>> BEGIN Task input
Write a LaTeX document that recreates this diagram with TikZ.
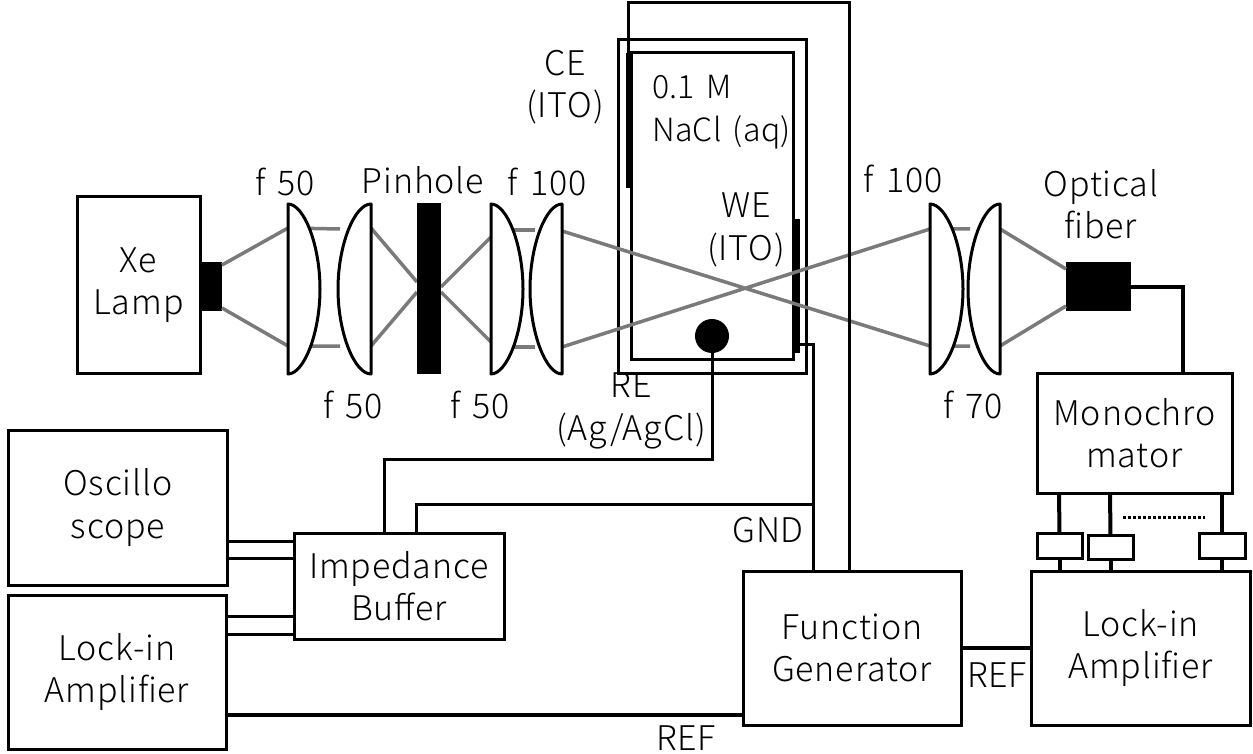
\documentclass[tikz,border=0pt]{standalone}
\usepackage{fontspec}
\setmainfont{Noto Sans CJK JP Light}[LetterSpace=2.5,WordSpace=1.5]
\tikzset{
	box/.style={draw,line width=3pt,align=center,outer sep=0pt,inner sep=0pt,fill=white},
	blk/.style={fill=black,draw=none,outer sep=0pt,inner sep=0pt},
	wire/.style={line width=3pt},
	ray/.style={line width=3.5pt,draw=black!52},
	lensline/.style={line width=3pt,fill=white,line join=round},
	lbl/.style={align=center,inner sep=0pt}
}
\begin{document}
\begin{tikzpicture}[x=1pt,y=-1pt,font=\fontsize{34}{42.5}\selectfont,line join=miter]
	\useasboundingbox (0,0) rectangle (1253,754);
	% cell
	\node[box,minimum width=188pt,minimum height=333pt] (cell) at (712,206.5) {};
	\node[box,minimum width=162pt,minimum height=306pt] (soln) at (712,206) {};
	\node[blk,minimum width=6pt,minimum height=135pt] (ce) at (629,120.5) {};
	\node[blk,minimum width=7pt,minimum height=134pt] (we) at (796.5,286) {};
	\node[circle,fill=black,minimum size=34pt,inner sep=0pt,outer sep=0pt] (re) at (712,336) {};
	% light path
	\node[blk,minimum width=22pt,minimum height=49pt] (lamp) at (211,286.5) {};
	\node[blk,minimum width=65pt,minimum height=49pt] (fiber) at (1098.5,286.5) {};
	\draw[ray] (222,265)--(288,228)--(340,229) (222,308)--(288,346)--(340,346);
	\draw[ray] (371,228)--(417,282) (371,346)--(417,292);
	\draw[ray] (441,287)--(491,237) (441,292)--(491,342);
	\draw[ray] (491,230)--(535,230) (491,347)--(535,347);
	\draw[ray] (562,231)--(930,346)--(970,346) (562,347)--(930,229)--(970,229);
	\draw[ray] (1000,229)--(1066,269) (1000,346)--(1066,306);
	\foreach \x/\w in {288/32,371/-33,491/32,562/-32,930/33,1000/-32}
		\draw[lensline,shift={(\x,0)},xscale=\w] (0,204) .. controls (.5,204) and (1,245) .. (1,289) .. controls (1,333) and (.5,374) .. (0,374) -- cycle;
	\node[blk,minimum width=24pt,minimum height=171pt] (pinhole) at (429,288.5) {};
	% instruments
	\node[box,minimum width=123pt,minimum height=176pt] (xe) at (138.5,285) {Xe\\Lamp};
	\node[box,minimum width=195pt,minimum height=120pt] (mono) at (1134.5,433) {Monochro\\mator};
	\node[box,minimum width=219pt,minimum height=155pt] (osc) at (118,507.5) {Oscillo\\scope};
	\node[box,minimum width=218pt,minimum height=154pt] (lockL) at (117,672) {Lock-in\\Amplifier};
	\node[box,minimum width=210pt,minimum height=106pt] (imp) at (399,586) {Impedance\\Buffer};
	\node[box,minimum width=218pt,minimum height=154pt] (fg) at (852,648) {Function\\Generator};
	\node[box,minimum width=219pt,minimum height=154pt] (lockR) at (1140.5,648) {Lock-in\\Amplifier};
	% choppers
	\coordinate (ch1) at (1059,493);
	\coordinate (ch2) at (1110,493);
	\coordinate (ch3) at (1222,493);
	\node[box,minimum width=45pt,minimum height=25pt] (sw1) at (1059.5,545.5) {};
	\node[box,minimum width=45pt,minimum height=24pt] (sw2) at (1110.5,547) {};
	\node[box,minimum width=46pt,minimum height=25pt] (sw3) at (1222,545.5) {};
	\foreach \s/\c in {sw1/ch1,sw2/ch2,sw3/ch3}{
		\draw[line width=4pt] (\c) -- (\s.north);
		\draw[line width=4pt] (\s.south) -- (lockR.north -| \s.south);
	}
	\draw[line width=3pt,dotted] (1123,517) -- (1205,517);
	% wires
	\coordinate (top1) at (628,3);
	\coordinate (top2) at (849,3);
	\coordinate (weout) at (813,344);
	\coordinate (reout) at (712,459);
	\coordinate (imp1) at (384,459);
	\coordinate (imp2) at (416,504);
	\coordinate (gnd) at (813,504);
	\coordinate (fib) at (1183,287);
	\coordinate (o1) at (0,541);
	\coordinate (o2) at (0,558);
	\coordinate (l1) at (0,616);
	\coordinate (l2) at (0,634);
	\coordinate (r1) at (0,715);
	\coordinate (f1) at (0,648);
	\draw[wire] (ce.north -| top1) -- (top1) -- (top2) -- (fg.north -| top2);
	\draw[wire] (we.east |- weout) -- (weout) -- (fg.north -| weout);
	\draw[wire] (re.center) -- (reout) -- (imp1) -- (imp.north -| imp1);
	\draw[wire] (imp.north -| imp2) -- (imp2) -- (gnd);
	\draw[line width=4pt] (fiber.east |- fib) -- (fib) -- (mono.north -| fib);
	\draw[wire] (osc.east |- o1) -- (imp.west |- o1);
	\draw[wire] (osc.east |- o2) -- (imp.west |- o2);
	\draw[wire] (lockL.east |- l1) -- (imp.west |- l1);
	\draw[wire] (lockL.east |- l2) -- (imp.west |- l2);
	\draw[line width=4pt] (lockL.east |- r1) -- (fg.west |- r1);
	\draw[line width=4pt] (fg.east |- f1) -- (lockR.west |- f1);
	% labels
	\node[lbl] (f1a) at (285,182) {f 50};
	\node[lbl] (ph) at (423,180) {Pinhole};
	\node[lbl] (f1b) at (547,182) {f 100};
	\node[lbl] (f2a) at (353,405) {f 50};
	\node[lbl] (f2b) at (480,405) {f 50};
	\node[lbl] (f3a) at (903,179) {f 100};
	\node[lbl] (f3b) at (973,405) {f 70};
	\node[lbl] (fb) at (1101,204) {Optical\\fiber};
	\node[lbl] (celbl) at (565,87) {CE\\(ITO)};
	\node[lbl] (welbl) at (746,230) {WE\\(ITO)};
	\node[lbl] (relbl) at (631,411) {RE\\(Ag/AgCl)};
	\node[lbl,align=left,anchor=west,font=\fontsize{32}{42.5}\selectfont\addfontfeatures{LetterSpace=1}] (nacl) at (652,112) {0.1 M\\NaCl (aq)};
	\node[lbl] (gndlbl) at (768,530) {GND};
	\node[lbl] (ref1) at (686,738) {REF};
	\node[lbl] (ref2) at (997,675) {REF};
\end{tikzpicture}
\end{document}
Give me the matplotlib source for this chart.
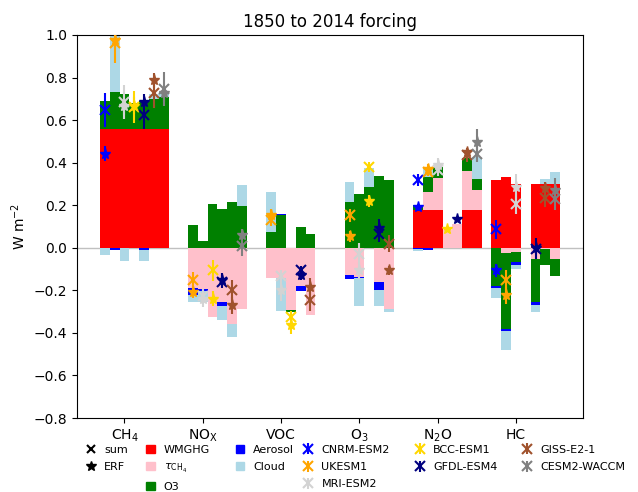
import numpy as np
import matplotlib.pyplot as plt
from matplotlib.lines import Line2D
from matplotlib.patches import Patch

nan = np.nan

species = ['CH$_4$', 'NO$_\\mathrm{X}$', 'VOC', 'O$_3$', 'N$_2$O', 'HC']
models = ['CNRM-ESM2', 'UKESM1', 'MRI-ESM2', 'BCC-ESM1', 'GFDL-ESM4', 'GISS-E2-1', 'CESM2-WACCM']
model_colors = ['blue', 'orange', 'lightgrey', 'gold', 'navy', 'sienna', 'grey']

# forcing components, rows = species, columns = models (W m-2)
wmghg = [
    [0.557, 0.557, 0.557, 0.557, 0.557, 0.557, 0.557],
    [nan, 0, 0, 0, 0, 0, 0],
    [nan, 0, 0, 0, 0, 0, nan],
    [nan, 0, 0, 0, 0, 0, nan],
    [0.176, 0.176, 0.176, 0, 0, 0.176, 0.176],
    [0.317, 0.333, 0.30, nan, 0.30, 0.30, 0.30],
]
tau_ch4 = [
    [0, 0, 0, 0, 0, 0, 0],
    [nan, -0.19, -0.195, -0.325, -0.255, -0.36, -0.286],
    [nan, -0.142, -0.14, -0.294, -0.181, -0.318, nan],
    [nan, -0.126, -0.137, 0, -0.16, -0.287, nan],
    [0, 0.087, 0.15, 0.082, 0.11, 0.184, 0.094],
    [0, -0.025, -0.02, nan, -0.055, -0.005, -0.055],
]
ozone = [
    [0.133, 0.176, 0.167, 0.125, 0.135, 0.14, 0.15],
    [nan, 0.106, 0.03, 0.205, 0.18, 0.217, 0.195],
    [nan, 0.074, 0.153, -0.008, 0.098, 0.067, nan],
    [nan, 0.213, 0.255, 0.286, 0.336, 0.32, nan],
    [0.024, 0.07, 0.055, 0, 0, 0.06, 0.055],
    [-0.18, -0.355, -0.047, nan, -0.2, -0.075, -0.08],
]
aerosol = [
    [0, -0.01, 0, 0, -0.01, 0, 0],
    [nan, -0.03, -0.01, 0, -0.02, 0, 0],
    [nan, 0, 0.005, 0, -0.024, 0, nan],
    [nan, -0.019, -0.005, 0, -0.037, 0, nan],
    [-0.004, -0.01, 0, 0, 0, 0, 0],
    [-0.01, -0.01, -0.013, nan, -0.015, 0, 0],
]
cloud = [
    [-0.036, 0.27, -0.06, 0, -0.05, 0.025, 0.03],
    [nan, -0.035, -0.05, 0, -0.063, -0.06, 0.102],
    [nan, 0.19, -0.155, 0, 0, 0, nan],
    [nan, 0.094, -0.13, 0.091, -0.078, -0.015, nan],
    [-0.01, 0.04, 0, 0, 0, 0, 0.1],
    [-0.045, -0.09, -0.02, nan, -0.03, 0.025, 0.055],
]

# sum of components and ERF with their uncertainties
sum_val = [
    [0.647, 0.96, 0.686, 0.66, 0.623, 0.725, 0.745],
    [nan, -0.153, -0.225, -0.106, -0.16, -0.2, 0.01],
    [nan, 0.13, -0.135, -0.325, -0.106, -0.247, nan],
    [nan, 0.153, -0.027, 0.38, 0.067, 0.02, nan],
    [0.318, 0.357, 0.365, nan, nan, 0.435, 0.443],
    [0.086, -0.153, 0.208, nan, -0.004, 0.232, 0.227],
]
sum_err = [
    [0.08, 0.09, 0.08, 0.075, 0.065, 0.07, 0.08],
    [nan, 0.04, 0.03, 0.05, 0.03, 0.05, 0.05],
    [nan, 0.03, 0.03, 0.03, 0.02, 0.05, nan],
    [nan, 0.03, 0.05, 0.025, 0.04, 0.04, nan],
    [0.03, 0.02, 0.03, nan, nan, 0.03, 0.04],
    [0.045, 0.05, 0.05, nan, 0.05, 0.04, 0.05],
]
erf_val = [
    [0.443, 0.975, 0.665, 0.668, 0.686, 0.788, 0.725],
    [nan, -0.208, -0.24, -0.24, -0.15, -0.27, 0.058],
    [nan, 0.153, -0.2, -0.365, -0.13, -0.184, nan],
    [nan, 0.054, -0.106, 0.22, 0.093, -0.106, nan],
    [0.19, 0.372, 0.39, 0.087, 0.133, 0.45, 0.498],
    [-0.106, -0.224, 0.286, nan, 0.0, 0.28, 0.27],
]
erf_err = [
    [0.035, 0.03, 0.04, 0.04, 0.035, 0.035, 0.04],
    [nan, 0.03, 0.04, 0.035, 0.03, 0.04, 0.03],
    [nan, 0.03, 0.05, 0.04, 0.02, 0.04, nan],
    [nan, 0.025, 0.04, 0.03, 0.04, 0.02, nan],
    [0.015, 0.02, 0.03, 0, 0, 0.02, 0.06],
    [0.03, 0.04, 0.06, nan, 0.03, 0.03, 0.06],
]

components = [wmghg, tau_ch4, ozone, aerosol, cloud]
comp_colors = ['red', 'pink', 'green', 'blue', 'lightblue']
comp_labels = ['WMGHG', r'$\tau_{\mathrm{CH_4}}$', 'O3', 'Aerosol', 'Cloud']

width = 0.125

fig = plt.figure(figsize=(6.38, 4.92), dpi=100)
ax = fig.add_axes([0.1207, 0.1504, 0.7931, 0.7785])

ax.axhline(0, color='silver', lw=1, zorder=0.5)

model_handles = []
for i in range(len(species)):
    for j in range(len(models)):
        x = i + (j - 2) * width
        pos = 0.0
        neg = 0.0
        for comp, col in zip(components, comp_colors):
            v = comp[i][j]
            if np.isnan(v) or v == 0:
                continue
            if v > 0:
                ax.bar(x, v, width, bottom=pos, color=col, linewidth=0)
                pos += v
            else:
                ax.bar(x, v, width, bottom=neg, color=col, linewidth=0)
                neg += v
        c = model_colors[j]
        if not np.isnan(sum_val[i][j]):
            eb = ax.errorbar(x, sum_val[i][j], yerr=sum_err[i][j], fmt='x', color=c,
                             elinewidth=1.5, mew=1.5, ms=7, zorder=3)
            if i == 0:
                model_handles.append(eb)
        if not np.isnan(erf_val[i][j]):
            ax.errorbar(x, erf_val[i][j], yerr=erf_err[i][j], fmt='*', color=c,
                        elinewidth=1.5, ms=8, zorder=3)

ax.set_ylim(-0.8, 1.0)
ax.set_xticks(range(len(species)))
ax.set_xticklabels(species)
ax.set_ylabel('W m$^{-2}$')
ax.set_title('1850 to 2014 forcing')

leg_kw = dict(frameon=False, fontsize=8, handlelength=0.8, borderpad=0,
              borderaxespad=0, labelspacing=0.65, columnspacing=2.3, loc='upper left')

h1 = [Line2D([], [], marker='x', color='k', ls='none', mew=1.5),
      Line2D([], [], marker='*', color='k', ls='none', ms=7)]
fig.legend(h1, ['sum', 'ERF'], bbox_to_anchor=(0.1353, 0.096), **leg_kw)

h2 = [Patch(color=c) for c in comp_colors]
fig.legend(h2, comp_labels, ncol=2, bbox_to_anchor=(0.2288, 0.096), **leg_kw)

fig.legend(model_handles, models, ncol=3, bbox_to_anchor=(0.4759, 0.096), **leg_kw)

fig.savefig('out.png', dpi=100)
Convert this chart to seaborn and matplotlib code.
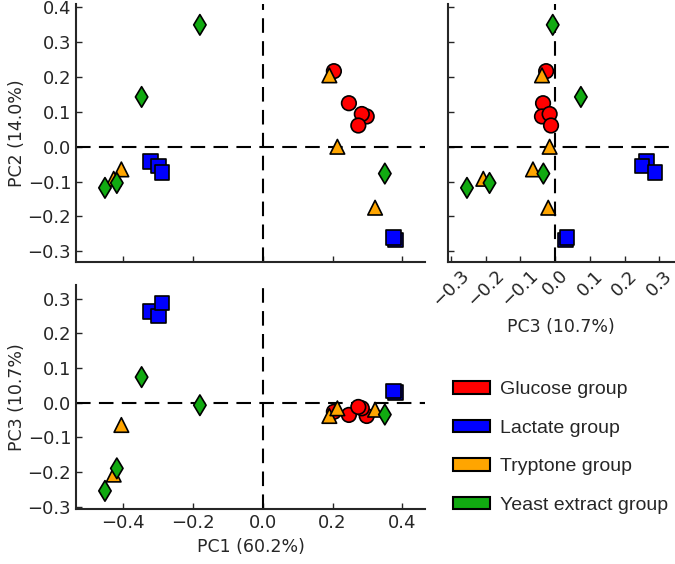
>> END Task input
Exercise instructions: Using the listing above, return all lines where the word "with" occurs.

Solution:
Write a LaTeX document that recreates this diagram with TikZ.
# sum of components and ERF with their uncertainties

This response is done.